WHAT YOU WILL DO: Retype all material exactly. Pictures stay out of the copy.

GIVEN DATA:
══════════════════════════════
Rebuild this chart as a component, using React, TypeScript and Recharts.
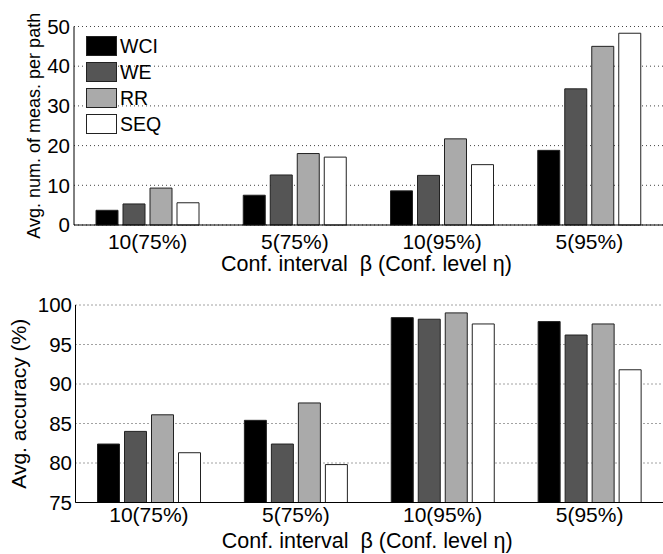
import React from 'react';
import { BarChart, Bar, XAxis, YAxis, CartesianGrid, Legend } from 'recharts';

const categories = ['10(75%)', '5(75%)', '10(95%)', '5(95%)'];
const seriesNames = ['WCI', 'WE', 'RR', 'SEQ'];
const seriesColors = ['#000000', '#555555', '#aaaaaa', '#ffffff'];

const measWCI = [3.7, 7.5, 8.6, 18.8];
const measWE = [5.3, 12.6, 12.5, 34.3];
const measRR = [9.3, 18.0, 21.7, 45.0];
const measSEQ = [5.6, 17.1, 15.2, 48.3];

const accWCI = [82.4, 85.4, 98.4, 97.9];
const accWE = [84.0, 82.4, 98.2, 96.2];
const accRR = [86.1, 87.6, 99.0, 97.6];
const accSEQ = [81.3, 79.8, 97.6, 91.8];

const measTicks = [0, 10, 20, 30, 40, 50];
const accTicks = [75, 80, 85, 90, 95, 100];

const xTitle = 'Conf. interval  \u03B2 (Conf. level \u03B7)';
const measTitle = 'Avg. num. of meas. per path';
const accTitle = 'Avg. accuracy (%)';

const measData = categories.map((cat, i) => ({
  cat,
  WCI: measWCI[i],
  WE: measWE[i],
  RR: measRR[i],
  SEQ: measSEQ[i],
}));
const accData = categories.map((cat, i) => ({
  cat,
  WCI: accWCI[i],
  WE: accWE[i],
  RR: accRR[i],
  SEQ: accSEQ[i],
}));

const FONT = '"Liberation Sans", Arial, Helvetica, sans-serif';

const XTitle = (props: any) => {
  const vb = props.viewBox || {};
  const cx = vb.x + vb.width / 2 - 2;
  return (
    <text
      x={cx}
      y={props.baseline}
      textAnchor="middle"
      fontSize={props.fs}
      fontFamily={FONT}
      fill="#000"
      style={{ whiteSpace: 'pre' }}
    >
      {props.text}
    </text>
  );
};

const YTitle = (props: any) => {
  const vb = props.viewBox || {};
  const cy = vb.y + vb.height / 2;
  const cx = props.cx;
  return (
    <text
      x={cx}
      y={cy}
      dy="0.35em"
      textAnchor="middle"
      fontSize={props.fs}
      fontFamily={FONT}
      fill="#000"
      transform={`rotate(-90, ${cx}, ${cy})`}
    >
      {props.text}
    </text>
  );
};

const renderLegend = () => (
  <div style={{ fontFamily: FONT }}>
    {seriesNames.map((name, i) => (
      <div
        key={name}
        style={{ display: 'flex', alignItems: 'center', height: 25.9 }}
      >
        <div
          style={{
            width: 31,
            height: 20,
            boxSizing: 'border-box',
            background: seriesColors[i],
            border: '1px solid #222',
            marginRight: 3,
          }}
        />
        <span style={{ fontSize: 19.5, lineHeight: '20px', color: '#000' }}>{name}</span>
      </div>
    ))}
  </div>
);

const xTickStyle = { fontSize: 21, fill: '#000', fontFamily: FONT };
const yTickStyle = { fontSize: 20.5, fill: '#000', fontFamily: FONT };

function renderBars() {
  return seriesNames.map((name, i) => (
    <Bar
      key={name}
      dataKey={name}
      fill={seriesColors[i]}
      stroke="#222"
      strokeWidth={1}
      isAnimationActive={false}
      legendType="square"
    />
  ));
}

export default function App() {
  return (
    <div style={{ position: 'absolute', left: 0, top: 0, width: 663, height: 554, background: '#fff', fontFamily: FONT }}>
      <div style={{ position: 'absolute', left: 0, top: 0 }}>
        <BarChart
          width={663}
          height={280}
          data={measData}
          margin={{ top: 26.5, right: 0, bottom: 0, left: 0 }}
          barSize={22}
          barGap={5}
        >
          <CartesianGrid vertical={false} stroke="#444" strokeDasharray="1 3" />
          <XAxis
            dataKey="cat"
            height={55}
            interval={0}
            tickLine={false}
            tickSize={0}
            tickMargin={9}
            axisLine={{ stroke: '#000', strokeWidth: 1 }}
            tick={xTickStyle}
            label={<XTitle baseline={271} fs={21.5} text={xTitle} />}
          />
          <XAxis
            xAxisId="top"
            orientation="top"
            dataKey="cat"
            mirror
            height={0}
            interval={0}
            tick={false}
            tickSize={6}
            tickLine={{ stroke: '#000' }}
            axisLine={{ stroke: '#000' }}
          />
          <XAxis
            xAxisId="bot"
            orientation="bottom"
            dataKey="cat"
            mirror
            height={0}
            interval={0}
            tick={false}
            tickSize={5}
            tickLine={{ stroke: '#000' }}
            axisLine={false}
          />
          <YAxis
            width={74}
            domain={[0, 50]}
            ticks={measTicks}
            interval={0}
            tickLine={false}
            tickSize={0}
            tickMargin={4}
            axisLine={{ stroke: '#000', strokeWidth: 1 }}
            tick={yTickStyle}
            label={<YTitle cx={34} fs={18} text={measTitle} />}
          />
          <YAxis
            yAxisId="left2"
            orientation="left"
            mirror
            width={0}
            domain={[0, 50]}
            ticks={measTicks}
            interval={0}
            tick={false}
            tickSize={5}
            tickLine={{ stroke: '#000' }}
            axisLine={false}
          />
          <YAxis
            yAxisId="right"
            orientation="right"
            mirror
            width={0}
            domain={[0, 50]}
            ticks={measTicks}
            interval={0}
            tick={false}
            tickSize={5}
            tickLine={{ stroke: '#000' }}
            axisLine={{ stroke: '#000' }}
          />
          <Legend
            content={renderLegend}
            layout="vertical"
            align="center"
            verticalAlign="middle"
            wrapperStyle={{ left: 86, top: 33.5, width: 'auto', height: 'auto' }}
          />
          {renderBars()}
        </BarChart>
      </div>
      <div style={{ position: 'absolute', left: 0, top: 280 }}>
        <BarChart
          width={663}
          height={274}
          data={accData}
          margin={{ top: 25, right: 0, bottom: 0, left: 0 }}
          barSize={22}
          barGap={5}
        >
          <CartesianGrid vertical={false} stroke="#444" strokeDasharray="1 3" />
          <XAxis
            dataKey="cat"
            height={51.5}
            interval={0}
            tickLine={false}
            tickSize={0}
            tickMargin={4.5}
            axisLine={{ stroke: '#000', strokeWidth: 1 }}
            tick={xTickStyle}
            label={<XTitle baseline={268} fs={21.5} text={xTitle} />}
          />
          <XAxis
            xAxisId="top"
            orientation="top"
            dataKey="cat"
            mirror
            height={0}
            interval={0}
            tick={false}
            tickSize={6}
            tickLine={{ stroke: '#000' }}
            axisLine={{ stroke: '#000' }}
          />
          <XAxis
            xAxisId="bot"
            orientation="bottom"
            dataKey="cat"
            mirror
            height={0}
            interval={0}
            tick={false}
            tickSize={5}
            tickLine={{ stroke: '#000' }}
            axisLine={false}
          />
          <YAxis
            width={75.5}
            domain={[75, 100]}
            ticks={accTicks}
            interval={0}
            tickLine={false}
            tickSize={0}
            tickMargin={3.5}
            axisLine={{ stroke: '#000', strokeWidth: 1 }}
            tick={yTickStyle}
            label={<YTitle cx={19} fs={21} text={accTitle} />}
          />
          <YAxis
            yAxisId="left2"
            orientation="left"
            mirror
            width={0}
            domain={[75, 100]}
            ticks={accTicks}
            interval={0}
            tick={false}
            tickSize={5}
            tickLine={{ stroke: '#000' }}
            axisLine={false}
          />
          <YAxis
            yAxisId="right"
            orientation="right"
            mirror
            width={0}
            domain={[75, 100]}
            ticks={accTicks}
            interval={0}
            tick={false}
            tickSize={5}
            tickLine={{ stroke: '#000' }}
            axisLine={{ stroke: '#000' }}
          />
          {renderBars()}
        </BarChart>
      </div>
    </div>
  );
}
══════════════════════════════
FULL OUTPUT:
Rebuild this chart as a component, using React, TypeScript and Recharts.
import React from 'react';
import { BarChart, Bar, XAxis, YAxis, CartesianGrid, Legend } from 'recharts';

const categories = ['10(75%)', '5(75%)', '10(95%)', '5(95%)'];
const seriesNames = ['WCI', 'WE', 'RR', 'SEQ'];
const seriesColors = ['#000000', '#555555', '#aaaaaa', '#ffffff'];

const measWCI = [3.7, 7.5, 8.6, 18.8];
const measWE = [5.3, 12.6, 12.5, 34.3];
const measRR = [9.3, 18.0, 21.7, 45.0];
const measSEQ = [5.6, 17.1, 15.2, 48.3];

const accWCI = [82.4, 85.4, 98.4, 97.9];
const accWE = [84.0, 82.4, 98.2, 96.2];
const accRR = [86.1, 87.6, 99.0, 97.6];
const accSEQ = [81.3, 79.8, 97.6, 91.8];

const measTicks = [0, 10, 20, 30, 40, 50];
const accTicks = [75, 80, 85, 90, 95, 100];

const xTitle = 'Conf. interval  \u03B2 (Conf. level \u03B7)';
const measTitle = 'Avg. num. of meas. per path';
const accTitle = 'Avg. accuracy (%)';

const measData = categories.map((cat, i) => ({
  cat,
  WCI: measWCI[i],
  WE: measWE[i],
  RR: measRR[i],
  SEQ: measSEQ[i],
}));
const accData = categories.map((cat, i) => ({
  cat,
  WCI: accWCI[i],
  WE: accWE[i],
  RR: accRR[i],
  SEQ: accSEQ[i],
}));

const FONT = '"Liberation Sans", Arial, Helvetica, sans-serif';

const XTitle = (props: any) => {
  const vb = props.viewBox || {};
  const cx = vb.x + vb.width / 2 - 2;
  return (
    <text
      x={cx}
      y={props.baseline}
      textAnchor="middle"
      fontSize={props.fs}
      fontFamily={FONT}
      fill="#000"
      style={{ whiteSpace: 'pre' }}
    >
      {props.text}
    </text>
  );
};

const YTitle = (props: any) => {
  const vb = props.viewBox || {};
  const cy = vb.y + vb.height / 2;
  const cx = props.cx;
  return (
    <text
      x={cx}
      y={cy}
      dy="0.35em"
      textAnchor="middle"
      fontSize={props.fs}
      fontFamily={FONT}
      fill="#000"
      transform={`rotate(-90, ${cx}, ${cy})`}
    >
      {props.text}
    </text>
  );
};

const renderLegend = () => (
  <div style={{ fontFamily: FONT }}>
    {seriesNames.map((name, i) => (
      <div
        key={name}
        style={{ display: 'flex', alignItems: 'center', height: 25.9 }}
      >
        <div
          style={{
            width: 31,
            height: 20,
            boxSizing: 'border-box',
            background: seriesColors[i],
            border: '1px solid #222',
            marginRight: 3,
          }}
        />
        <span style={{ fontSize: 19.5, lineHeight: '20px', color: '#000' }}>{name}</span>
      </div>
    ))}
  </div>
);

const xTickStyle = { fontSize: 21, fill: '#000', fontFamily: FONT };
const yTickStyle = { fontSize: 20.5, fill: '#000', fontFamily: FONT };

function renderBars() {
  return seriesNames.map((name, i) => (
    <Bar
      key={name}
      dataKey={name}
      fill={seriesColors[i]}
      stroke="#222"
      strokeWidth={1}
      isAnimationActive={false}
      legendType="square"
    />
  ));
}

export default function App() {
  return (
    <div style={{ position: 'absolute', left: 0, top: 0, width: 663, height: 554, background: '#fff', fontFamily: FONT }}>
      <div style={{ position: 'absolute', left: 0, top: 0 }}>
        <BarChart
          width={663}
          height={280}
          data={measData}
          margin={{ top: 26.5, right: 0, bottom: 0, left: 0 }}
          barSize={22}
          barGap={5}
        >
          <CartesianGrid vertical={false} stroke="#444" strokeDasharray="1 3" />
          <XAxis
            dataKey="cat"
            height={55}
            interval={0}
            tickLine={false}
            tickSize={0}
            tickMargin={9}
            axisLine={{ stroke: '#000', strokeWidth: 1 }}
            tick={xTickStyle}
            label={<XTitle baseline={271} fs={21.5} text={xTitle} />}
          />
          <XAxis
            xAxisId="top"
            orientation="top"
            dataKey="cat"
            mirror
            height={0}
            interval={0}
            tick={false}
            tickSize={6}
            tickLine={{ stroke: '#000' }}
            axisLine={{ stroke: '#000' }}
          />
          <XAxis
            xAxisId="bot"
            orientation="bottom"
            dataKey="cat"
            mirror
            height={0}
            interval={0}
            tick={false}
            tickSize={5}
            tickLine={{ stroke: '#000' }}
            axisLine={false}
          />
          <YAxis
            width={74}
            domain={[0, 50]}
            ticks={measTicks}
            interval={0}
            tickLine={false}
            tickSize={0}
            tickMargin={4}
            axisLine={{ stroke: '#000', strokeWidth: 1 }}
            tick={yTickStyle}
            label={<YTitle cx={34} fs={18} text={measTitle} />}
          />
          <YAxis
            yAxisId="left2"
            orientation="left"
            mirror
            width={0}
            domain={[0, 50]}
            ticks={measTicks}
            interval={0}
            tick={false}
            tickSize={5}
            tickLine={{ stroke: '#000' }}
            axisLine={false}
          />
          <YAxis
            yAxisId="right"
            orientation="right"
            mirror
            width={0}
            domain={[0, 50]}
            ticks={measTicks}
            interval={0}
            tick={false}
            tickSize={5}
            tickLine={{ stroke: '#000' }}
            axisLine={{ stroke: '#000' }}
          />
          <Legend
            content={renderLegend}
            layout="vertical"
            align="center"
            verticalAlign="middle"
            wrapperStyle={{ left: 86, top: 33.5, width: 'auto', height: 'auto' }}
          />
          {renderBars()}
        </BarChart>
      </div>
      <div style={{ position: 'absolute', left: 0, top: 280 }}>
        <BarChart
          width={663}
          height={274}
          data={accData}
          margin={{ top: 25, right: 0, bottom: 0, left: 0 }}
          barSize={22}
          barGap={5}
        >
          <CartesianGrid vertical={false} stroke="#444" strokeDasharray="1 3" />
          <XAxis
            dataKey="cat"
            height={51.5}
            interval={0}
            tickLine={false}
            tickSize={0}
            tickMargin={4.5}
            axisLine={{ stroke: '#000', strokeWidth: 1 }}
            tick={xTickStyle}
            label={<XTitle baseline={268} fs={21.5} text={xTitle} />}
          />
          <XAxis
            xAxisId="top"
            orientation="top"
            dataKey="cat"
            mirror
            height={0}
            interval={0}
            tick={false}
            tickSize={6}
            tickLine={{ stroke: '#000' }}
            axisLine={{ stroke: '#000' }}
          />
          <XAxis
            xAxisId="bot"
            orientation="bottom"
            dataKey="cat"
            mirror
            height={0}
            interval={0}
            tick={false}
            tickSize={5}
            tickLine={{ stroke: '#000' }}
            axisLine={false}
          />
          <YAxis
            width={75.5}
            domain={[75, 100]}
            ticks={accTicks}
            interval={0}
            tickLine={false}
            tickSize={0}
            tickMargin={3.5}
            axisLine={{ stroke: '#000', strokeWidth: 1 }}
            tick={yTickStyle}
            label={<YTitle cx={19} fs={21} text={accTitle} />}
          />
          <YAxis
            yAxisId="left2"
            orientation="left"
            mirror
            width={0}
            domain={[75, 100]}
            ticks={accTicks}
            interval={0}
            tick={false}
            tickSize={5}
            tickLine={{ stroke: '#000' }}
            axisLine={false}
          />
          <YAxis
            yAxisId="right"
            orientation="right"
            mirror
            width={0}
            domain={[75, 100]}
            ticks={accTicks}
            interval={0}
            tick={false}
            tickSize={5}
            tickLine={{ stroke: '#000' }}
            axisLine={{ stroke: '#000' }}
          />
          {renderBars()}
        </BarChart>
      </div>
    </div>
  );
}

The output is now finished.